The impact of migraine on patients with major depressive disorder

Ching I. Hung, Chia Yih Liu, Yeong Yuh Juang, Shuu Jiun Wang*


研究成果: Article同行評審

34 引文 斯高帕斯(Scopus)


Background. - The impact of migraine and other headache types among psychiatric outpatients with major depressive disorder (MDD) has not been fully described. Objective. - To investigate the impact of migraine on the severity, physical, and anxiety symptoms in patients with MDD and to examine the interaction between headache and depression. Methods. - This clinic-based study enrolled consecutive psychiatric outpatients meeting DSM-IV criteria for MDD. Headache types were diagnosed based on the International Classification of Headache Disorders, 2nd edition (2004). Three psychometric instruments were used to evaluate anxiety, depression, and physical components: the Hamilton Depression Rating Scale, the Beck Depression Inventory, and the Hospital Anxiety and Depression Scale. In addition, the interactions between headache and their depressive episode were also evaluated.

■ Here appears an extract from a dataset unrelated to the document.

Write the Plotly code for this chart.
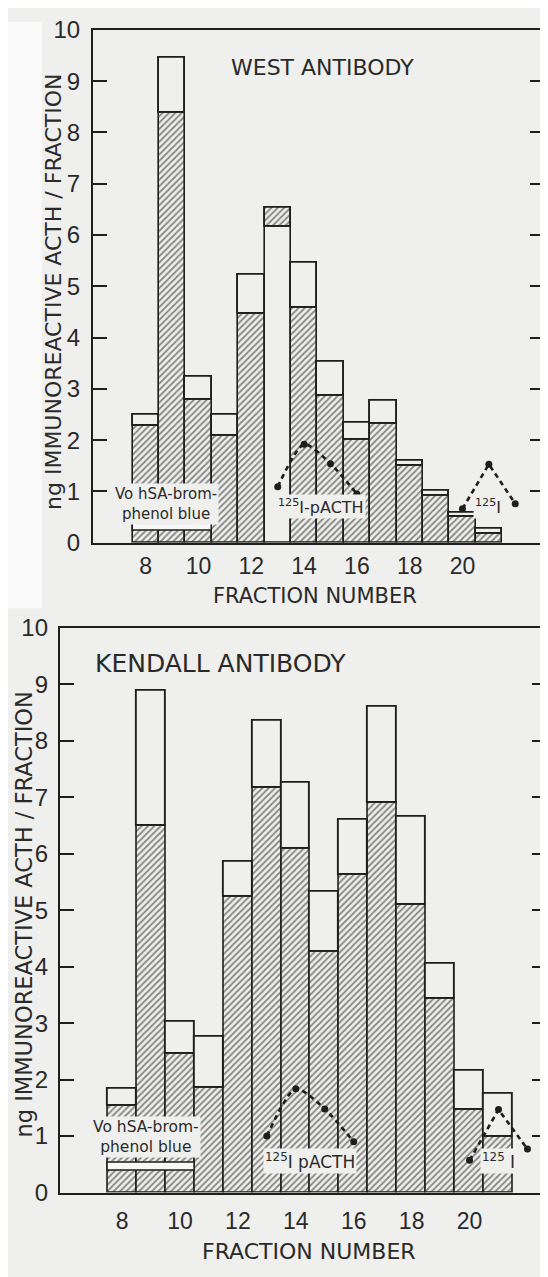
import plotly.graph_objects as go

# ---------------- data ----------------
fractions = list(range(8, 22))

# WEST antibody: total bar height and height of the split between the two segments
west_total = [2.49, 9.46, 3.24, 2.49, 5.22, 6.52, 5.46, 3.52, 2.34, 2.77, 1.60, 1.01, 0.58, 0.27]
west_split = [2.28, 8.38, 2.79, 2.08, 4.47, 6.15, 4.58, 2.87, 2.00, 2.31, 1.49, 0.92, 0.50, 0.18]
# 1 = lower segment hatched (upper open); 0 = lower open (upper hatched)
west_lower_hatched = [1, 1, 1, 1, 1, 0, 1, 1, 1, 1, 1, 1, 1, 1]

# KENDALL antibody
kendall_total = [1.84, 8.89, 3.03, 2.75, 5.86, 8.35, 7.26, 5.32, 6.60, 8.60, 6.65, 4.05, 2.16, 1.74]
kendall_split = [1.53, 6.49, 2.45, 1.86, 5.23, 7.16, 6.09, 4.27, 5.63, 6.91, 5.09, 3.43, 1.46, 0.99]
kendall_lower_hatched = [1] * 14

# 125I-pACTH and 125I elution profiles (dashed curves)
pacth_fractions = [13, 14, 15, 16]
west_pacth = [1.09, 1.92, 1.54, 0.95]
kendall_pacth = [1.00, 1.84, 1.48, 0.90]
iodide_fractions = [20, 21, 22]
west_iodide = [0.66, 1.53, 0.76]
kendall_iodide = [0.57, 1.47, 0.77]

# Vo hSA-bromphenol blue marker bar
vo_range = [7.5, 10.5]
west_vo = [0.23, 0.39]
kendall_vo = [0.38, 0.52]

x_ticks = [8, 10, 12, 14, 16, 18, 20]
y_ticks = list(range(0, 11))

# ---------------- style ----------------
OFF = 8              # default body margin of the written page
W, H = 540, 1269
BG = "#efefed"
INK = "#1e1e1e"
FONT = "DejaVu Sans"


def px_x(p):
    return (p - OFF) / W


def px_y(p):
    return 1 - (p - OFF) / H


fig = go.Figure()


def add_panel(xa, ya, total, split, lower_hatched, vo, pacth, iodide):
    upper = [t - s for t, s in zip(total, split)]
    lower_shape = ["/" if h else "" for h in lower_hatched]
    upper_shape = ["" if h else "/" for h in lower_hatched]
    common = dict(width=1, xaxis=xa, yaxis=ya, hoverinfo="skip", showlegend=False)
    fig.add_trace(go.Bar(
        x=fractions, y=split, base=[0] * len(split),
        marker=dict(color=BG, line=dict(color=INK, width=1.6),
                    pattern=dict(shape=lower_shape, fgcolor=INK, bgcolor=BG,
                                 size=4.5, solidity=0.4)),
        **common))
    fig.add_trace(go.Bar(
        x=fractions, y=upper, base=split,
        marker=dict(color=BG, line=dict(color=INK, width=1.9),
                    pattern=dict(shape=upper_shape, fgcolor=INK, bgcolor=BG,
                                 size=4.5, solidity=0.4)),
        **common))
    # Vo marker bar
    fig.add_trace(go.Bar(
        x=[(vo_range[0] + vo_range[1]) / 2], y=[vo[1] - vo[0]], base=[vo[0]],
        width=[vo_range[1] - vo_range[0]],
        marker=dict(color="#f8f8f6", line=dict(color=INK, width=1.5)),
        xaxis=xa, yaxis=ya, hoverinfo="skip", showlegend=False))
    fig.add_trace(go.Scatter(
        x=pacth_fractions, y=pacth, mode="lines+markers",
        line=dict(color=INK, width=2.6, dash="5px,4px", shape="spline", smoothing=0.7),
        marker=dict(color=INK, size=7),
        xaxis=xa, yaxis=ya, hoverinfo="skip", showlegend=False))
    fig.add_trace(go.Scatter(
        x=iodide_fractions, y=iodide, mode="lines+markers",
        line=dict(color=INK, width=2.6, dash="5px,4px"),
        marker=dict(color=INK, size=7),
        xaxis=xa, yaxis=ya, hoverinfo="skip", showlegend=False))


add_panel("x", "y", west_total, west_split, west_lower_hatched, west_vo,
          west_pacth, west_iodide)
add_panel("x2", "y2", kendall_total, kendall_split, kendall_lower_hatched, kendall_vo,
          kendall_pacth, kendall_iodide)

xcommon = dict(showline=True, linecolor=INK, linewidth=2, mirror=True, ticks="",
               tickvals=x_ticks, showgrid=False, zeroline=False,
               tickfont=dict(family="Liberation Sans", size=23, color="#2a2a2a"))
ycommon = dict(showline=True, linecolor=INK, linewidth=2, mirror="ticks",
               ticks="inside", ticklen=14, tickwidth=1.6, tickcolor=INK,
               tickvals=y_ticks, range=[0, 10], showgrid=False, zeroline=False,
               tickfont=dict(family="Liberation Sans", size=24, color="#2a2a2a"))

fig.update_layout(
    width=W, height=H, autosize=False,
    margin=dict(l=0, r=0, t=0, b=0),
    paper_bgcolor=BG, plot_bgcolor=BG,
    barmode="overlay", bargap=0,
    font=dict(family=FONT, color="#2a2a2a"),
    xaxis=dict(domain=[px_x(93.3), px_x(546)], range=[6, 23.09], anchor="y",
               ticklabelstandoff=2, **xcommon),
    yaxis=dict(domain=[px_y(540), px_y(16)], anchor="x", ticklabelstandoff=6, **ycommon),
    xaxis2=dict(domain=[px_x(60), 1.0], range=[5.85, 22.64], anchor="y2",
                ticklabelstandoff=7, **xcommon),
    yaxis2=dict(domain=[px_y(1204), px_y(627)], anchor="x2", ticklabelstandoff=5, **ycommon),
)

ann = []
# axis titles
ann.append(dict(text="ng IMMUNOREACTIVE ACTH / FRACTION", textangle=-90,
                xref="paper", yref="paper", x=px_x(53), y=px_y(283),
                xanchor="center", yanchor="middle", showarrow=False,
                font=dict(size=22)))
ann.append(dict(text="ng IMMUNOREACTIVE ACTH / FRACTION", textangle=-90,
                xref="paper", yref="paper", x=px_x(24), y=px_y(920),
                xanchor="center", yanchor="middle", showarrow=False,
                font=dict(size=22.5)))
ann.append(dict(text="FRACTION NUMBER", xref="paper", yref="paper",
                x=px_x(316), y=px_y(594), xanchor="center", yanchor="middle",
                showarrow=False, font=dict(size=21)))
ann.append(dict(text="FRACTION NUMBER", xref="paper", yref="paper",
                x=px_x(310), y=px_y(1264), xanchor="center", yanchor="middle",
                showarrow=False, font=dict(size=22)))
# panel titles
ann.append(dict(text="WEST ANTIBODY", xref="x", yref="y", x=14.69, y=9.27,
                xanchor="center", yanchor="middle", showarrow=False, font=dict(size=22)))
ann.append(dict(text="KENDALL ANTIBODY", xref="x2", yref="y2", x=7.0, y=9.36,
                xanchor="left", yanchor="middle", showarrow=False, font=dict(size=25)))
# in-plot labels
lab = dict(showarrow=False, bgcolor=BG, borderpad=1, xanchor="center", yanchor="middle")
ann.append(dict(text="Vo hSA-brom-<br>phenol blue", xref="x", yref="y", x=8.76, y=0.76,
                font=dict(size=15), **lab))
ann.append(dict(text="<sup>125</sup>I-pACTH", xref="x", yref="y", x=14.65, y=0.70,
                font=dict(size=16), **lab))
ann.append(dict(text="<sup>125</sup>I", xref="x", yref="y", x=20.95, y=0.70,
                font=dict(size=16), **lab))
ann.append(dict(text="Vo hSA-brom-<br>phenol blue", xref="x2", yref="y2", x=8.84, y=0.98,
                font=dict(size=15.5), **lab))
ann.append(dict(text="<sup>125</sup>I pACTH", xref="x2", yref="y2", x=14.48, y=0.56,
                font=dict(size=17), **lab))
ann.append(dict(text="<sup>125</sup> I", xref="x2", yref="y2", x=21.0, y=0.56,
                font=dict(size=17), **lab))
fig.update_layout(annotations=ann)

# whiter scan margin at the top-left
fig.update_layout(shapes=[
    dict(type="rect", xref="paper", yref="paper", x0=0, x1=px_x(42), y0=px_y(607), y1=1,
         fillcolor="#fafafa", line=dict(width=0), layer="below"),
])

fig.write_html("out.html")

Results. - Compared with patients without migraine, MDD patients with comorbid migraine (n = 73, 48.3%) had higher physical and anxiety scores on the three psychometric instruments. Migraine accounted for 5% to 11% of the variance of the total scores on the three psychometric scales. Approximately half (48.5%) of patients reported headache worsening during or after a depressive episode. Conclusions. - Our study found that comorbidity of migraine in patients with MDD was associated with more anxiety and physical symptoms. Headache should not be considered as only a somatic symptom of depression, but should be treated as an important comorbid disorder because it might exacerbate or interact with depression during a depressive episode.